Breakdown of Austin’s 2012 Tax and Fee Increases
Now that the city of Austin has passed its $3.1 billion budget, you can expect to pay more to help fund municipal services. But you might be confused as to what money is going where. Here’s the breakdown.
The city says the owner a $178,327 home – the median value in Austin – would pay about $217 more per year.

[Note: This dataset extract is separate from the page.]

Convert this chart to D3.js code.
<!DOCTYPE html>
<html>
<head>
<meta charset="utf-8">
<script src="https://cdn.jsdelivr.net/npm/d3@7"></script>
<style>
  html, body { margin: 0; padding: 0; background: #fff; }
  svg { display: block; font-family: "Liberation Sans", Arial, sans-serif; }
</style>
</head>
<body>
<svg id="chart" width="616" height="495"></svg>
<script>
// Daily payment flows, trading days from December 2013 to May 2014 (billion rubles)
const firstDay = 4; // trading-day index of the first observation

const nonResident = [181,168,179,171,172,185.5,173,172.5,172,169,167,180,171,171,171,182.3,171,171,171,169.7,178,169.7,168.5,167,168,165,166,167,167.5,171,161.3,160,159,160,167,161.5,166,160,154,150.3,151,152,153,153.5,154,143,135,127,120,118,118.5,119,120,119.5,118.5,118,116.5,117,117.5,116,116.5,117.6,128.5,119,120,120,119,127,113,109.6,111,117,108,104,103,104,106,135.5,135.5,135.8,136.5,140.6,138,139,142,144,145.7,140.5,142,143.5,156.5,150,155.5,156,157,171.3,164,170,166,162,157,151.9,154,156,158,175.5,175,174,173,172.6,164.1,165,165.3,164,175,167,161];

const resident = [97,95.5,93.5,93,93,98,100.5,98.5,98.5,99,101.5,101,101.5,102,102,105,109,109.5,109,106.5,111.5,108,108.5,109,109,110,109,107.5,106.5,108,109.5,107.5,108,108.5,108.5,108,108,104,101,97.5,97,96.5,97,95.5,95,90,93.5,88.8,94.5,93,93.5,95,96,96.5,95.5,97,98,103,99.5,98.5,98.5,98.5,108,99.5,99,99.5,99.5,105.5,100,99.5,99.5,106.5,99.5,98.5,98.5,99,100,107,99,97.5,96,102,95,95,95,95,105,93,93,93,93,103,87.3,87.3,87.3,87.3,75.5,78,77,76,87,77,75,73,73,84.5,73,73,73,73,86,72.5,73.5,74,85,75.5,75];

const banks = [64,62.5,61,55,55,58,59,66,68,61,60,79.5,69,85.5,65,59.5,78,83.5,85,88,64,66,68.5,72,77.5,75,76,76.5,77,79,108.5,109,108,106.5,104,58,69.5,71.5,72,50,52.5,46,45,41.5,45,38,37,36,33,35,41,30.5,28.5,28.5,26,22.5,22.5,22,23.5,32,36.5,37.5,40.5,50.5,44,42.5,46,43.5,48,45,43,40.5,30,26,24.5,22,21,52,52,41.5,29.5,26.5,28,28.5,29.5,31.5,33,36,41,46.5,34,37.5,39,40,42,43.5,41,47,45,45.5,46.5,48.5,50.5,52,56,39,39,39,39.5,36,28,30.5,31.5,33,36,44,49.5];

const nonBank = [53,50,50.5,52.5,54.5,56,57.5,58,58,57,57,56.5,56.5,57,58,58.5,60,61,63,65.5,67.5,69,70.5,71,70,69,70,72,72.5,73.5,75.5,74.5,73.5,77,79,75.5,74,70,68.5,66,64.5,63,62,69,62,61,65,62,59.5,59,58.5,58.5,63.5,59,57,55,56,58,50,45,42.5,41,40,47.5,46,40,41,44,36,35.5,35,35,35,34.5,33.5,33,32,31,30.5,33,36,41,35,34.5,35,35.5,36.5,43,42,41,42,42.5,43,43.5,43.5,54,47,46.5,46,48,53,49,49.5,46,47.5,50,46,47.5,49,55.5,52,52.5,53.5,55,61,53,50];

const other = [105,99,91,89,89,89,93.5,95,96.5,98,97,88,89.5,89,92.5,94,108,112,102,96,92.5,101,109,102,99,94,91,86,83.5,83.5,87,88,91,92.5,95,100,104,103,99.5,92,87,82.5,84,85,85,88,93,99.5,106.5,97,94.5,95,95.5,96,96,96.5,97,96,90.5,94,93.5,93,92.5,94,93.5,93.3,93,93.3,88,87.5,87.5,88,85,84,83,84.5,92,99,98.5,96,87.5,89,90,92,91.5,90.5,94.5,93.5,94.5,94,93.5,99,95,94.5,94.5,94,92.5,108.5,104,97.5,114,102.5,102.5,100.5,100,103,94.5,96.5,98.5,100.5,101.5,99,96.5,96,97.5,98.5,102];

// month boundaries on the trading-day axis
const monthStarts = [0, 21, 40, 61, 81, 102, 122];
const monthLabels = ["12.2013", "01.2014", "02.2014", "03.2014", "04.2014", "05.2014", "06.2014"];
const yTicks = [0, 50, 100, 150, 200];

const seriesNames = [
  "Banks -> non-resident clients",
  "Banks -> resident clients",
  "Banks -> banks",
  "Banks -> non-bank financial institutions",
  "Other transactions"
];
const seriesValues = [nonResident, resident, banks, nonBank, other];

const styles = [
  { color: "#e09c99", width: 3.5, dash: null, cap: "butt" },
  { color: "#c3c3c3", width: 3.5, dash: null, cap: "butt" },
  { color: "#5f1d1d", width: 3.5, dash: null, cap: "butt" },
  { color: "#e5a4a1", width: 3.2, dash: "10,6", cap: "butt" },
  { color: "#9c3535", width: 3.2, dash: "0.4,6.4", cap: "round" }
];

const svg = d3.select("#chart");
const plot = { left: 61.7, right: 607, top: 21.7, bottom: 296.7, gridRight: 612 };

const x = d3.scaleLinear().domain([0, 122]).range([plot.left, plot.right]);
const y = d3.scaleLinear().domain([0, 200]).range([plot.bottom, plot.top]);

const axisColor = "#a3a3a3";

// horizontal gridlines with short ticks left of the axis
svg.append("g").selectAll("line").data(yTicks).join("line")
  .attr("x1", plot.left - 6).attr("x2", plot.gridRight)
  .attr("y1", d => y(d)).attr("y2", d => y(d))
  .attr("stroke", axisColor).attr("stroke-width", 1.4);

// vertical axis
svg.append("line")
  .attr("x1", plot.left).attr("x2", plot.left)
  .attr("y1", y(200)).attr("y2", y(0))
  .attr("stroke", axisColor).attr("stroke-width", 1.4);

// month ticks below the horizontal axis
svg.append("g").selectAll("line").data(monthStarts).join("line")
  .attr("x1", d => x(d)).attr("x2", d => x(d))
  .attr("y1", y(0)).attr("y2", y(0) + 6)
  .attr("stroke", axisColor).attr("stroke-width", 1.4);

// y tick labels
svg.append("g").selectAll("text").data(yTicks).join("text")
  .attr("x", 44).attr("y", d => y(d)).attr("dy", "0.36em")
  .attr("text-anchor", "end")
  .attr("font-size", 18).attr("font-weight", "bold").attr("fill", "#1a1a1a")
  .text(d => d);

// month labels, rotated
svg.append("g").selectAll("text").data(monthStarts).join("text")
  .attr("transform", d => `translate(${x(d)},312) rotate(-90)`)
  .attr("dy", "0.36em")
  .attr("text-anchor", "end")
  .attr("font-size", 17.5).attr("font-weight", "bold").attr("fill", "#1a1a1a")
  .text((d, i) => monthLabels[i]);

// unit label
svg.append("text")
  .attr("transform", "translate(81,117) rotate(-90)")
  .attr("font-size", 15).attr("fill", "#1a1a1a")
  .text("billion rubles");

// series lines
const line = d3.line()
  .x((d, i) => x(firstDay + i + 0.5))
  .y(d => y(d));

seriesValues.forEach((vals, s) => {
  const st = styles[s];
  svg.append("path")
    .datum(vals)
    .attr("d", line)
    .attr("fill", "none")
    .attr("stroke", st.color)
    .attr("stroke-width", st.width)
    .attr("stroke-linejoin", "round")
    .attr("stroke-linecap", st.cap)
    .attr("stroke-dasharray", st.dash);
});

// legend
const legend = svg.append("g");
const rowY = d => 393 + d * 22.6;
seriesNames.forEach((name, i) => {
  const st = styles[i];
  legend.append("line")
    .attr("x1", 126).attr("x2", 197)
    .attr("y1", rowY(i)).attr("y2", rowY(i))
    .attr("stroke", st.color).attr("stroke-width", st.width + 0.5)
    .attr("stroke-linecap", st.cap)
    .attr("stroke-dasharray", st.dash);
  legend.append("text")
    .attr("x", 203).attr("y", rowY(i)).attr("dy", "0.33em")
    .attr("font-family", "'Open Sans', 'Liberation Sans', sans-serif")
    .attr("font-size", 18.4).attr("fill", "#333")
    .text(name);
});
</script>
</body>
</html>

- Austin Energy rate increase: Extra $6.53/month or $78.36/year
- Austin Water Utility rate increase: Extra $6.77/month or $81.24/year
- User of a 64-gallon trash cart: Extra $1/month or $12/year
- Clean Community Fee to pay for things such as trash clean up and dead animal collection: Extra $1/month or $12/year
- Transportation User Fee on your power bill to pay for roads: Extra $0.51/month or $6.12/year
- Drainage User Fee: Extra $0.60/month or $7.20/year
- Property Tax Bill: Extra $1.67/month or $20.04/year
“Obviously I’m disappointed,” says Mayor Lee Leffingwell, the only person on city council to vote against the budget. “All 825,000 tax payers in the city of Austin, we have to keep those folks in mind and especially the effect of everything at once, utility rates and property tax.”
But that extra $217 a year still costs less than a cup of coffee per day, and we’re not even talking very good coffee.
“I think with the population growth that the city is experiencing, $200 in additional utility expenses per year seems pretty reasonable to me,” says Brian Kelsey with the Austin-based economic research firm Civic Analytics. “From a marketing standpoint, you never really like to see a tax rate increase in terms of economic development, but given Austin’s popularity, given the other strengths of the region here, I don’t think this recent increase is going to discourage new business activity.”
Some affordability advocates say it’s not the property tax increase that’s the problem. Heather Way at the University of Texas School of Law’s Community Development Clinic is more concerned with rising water and electricity rates. She points out the tax increase accounts for $20.02 of that annual $217 increase.
“And that all goes for bread and butter services,” says Way, “the things that we depend on like our parks and our libraries. The big problem really is our utilities. That’s the bulk of the increased costs that homeowners are going to be hit with, and we’ve got to figure out how to get those increased costs under control.”
Meanwhile, other taxing entities in Central Texas are waiting for their turn to ask for more money. The hospital district, Central Health, wants a five cent tax increase to help pay for a medical school. That’s going on the ballot in November.
The Austin school district is considering a tax rate election next year to pay for a raise for staff and also to help fund services like full day pre-K. Whether or not that moves ahead could depend on who wins four AISD school board races in November’s elections.